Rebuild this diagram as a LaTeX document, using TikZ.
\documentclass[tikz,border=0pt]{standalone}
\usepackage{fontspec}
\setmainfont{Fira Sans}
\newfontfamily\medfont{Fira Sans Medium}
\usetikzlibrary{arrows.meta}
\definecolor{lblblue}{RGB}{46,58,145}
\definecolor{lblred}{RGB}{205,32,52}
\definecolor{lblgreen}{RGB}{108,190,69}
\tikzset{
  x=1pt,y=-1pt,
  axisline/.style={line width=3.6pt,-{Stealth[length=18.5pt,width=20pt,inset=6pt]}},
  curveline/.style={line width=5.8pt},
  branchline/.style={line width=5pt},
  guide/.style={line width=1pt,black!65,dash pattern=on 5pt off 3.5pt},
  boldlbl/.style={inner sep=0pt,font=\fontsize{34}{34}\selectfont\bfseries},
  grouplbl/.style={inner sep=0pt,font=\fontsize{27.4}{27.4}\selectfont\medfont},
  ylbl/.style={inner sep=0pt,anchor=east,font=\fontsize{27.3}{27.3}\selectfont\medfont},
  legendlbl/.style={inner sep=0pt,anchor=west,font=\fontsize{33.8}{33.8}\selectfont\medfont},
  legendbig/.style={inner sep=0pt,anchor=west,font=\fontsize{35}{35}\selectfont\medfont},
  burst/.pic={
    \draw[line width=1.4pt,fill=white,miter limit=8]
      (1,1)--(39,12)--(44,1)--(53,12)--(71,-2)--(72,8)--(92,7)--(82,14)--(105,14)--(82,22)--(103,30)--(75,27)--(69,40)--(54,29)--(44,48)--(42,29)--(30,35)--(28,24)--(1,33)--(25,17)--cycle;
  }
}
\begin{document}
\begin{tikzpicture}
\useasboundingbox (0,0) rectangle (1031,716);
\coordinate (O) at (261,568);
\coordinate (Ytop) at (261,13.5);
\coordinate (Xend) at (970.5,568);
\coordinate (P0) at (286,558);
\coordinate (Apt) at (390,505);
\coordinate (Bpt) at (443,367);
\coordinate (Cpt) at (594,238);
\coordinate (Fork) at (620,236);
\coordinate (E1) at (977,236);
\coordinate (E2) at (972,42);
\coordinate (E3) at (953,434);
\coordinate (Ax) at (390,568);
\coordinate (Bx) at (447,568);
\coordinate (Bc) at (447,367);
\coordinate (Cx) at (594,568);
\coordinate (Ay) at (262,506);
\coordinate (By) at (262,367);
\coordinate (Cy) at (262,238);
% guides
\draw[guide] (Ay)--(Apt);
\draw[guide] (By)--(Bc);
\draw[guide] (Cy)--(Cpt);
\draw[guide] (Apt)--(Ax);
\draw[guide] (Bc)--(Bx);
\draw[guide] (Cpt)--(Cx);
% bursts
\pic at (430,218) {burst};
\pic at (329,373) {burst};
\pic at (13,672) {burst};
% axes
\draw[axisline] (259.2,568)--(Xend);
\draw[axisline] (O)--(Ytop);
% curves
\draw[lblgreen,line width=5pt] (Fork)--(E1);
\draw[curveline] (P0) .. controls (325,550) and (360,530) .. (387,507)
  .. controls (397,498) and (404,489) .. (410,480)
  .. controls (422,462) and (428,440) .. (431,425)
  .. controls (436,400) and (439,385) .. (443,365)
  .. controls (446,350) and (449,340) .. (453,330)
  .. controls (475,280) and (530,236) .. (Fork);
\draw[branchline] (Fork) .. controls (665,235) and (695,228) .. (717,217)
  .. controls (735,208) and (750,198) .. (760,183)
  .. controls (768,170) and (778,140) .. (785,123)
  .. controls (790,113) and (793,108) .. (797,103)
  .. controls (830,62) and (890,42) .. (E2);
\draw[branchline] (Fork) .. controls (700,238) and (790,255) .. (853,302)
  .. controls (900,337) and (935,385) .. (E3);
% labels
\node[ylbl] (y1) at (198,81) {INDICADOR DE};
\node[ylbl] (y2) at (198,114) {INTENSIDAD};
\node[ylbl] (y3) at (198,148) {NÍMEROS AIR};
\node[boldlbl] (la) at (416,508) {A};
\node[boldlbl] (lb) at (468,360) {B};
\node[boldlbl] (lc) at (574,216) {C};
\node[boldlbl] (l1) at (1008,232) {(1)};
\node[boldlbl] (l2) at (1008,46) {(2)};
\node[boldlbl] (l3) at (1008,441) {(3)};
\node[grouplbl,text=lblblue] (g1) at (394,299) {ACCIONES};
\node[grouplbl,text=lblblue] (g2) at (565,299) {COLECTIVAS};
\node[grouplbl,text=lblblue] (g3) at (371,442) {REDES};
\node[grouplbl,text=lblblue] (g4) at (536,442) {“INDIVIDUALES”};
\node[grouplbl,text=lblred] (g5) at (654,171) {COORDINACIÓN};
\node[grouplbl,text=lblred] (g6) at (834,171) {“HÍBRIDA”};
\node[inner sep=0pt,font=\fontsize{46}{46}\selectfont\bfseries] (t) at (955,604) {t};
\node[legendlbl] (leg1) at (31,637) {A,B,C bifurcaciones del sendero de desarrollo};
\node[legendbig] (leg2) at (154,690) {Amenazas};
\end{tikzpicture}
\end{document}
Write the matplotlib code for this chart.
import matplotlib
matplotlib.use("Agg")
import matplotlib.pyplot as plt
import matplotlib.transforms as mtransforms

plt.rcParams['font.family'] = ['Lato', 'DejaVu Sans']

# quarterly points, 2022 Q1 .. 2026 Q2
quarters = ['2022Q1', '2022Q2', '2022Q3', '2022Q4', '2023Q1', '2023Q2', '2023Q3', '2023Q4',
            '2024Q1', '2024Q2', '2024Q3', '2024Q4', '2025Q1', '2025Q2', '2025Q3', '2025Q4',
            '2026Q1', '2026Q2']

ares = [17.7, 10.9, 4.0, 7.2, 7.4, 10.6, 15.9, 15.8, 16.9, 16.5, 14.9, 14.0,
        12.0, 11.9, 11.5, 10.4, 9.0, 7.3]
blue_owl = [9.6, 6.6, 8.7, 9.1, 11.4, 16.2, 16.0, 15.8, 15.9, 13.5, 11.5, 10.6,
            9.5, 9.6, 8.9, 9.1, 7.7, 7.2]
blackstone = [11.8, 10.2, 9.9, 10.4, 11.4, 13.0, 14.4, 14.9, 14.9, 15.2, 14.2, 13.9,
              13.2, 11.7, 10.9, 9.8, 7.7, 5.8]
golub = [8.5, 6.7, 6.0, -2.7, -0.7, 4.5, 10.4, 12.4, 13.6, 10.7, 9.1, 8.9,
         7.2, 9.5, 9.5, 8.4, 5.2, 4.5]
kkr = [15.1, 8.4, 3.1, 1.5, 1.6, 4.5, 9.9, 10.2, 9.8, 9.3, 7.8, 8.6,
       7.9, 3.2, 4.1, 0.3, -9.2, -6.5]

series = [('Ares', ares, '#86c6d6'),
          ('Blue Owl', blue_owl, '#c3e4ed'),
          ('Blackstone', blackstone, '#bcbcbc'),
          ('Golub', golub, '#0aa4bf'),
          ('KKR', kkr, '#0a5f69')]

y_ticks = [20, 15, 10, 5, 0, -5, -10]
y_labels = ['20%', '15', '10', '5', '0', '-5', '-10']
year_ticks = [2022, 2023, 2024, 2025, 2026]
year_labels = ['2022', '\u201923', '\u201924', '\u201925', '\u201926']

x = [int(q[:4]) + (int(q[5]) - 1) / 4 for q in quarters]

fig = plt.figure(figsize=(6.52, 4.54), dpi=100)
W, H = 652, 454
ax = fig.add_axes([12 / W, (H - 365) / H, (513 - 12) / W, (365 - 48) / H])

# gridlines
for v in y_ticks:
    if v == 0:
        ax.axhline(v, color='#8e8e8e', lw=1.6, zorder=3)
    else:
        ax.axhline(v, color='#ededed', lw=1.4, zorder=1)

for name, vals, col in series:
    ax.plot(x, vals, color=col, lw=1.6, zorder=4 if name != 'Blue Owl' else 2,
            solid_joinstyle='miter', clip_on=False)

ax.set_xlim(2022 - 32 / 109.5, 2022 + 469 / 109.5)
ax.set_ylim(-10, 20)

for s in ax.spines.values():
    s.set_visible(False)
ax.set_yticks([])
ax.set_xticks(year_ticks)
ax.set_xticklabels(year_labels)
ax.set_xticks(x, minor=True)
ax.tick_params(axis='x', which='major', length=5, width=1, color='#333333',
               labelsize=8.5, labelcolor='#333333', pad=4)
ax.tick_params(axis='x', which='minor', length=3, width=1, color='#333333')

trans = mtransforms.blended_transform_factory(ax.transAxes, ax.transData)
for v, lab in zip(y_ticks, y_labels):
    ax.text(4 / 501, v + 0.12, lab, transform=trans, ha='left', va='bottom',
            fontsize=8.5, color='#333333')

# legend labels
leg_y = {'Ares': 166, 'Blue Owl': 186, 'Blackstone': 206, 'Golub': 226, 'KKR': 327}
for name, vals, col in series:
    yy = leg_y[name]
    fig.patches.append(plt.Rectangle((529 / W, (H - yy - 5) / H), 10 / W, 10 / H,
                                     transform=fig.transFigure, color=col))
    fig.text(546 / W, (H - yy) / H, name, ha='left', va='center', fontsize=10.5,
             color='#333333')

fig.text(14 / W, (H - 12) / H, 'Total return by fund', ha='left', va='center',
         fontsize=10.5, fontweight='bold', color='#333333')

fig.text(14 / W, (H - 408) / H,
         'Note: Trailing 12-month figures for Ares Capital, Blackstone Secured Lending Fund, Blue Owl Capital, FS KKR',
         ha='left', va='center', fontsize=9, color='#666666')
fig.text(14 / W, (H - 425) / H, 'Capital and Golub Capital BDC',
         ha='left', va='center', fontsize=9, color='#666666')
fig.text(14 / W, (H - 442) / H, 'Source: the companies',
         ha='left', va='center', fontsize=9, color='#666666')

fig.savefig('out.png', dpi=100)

[Written problem]
The lines to extract from the data above begin with the line containing "Write the matplotlib code for this chart." and end with the line containing "plt.rcParams['font.family'] = ['Lato', 'DejaVu". Extract them exactly, including both.

[Answer for this exercise]
Write the matplotlib code for this chart.
import matplotlib
matplotlib.use("Agg")
import matplotlib.pyplot as plt
import matplotlib.transforms as mtransforms

plt.rcParams['font.family'] = ['Lato', 'DejaVu Sans']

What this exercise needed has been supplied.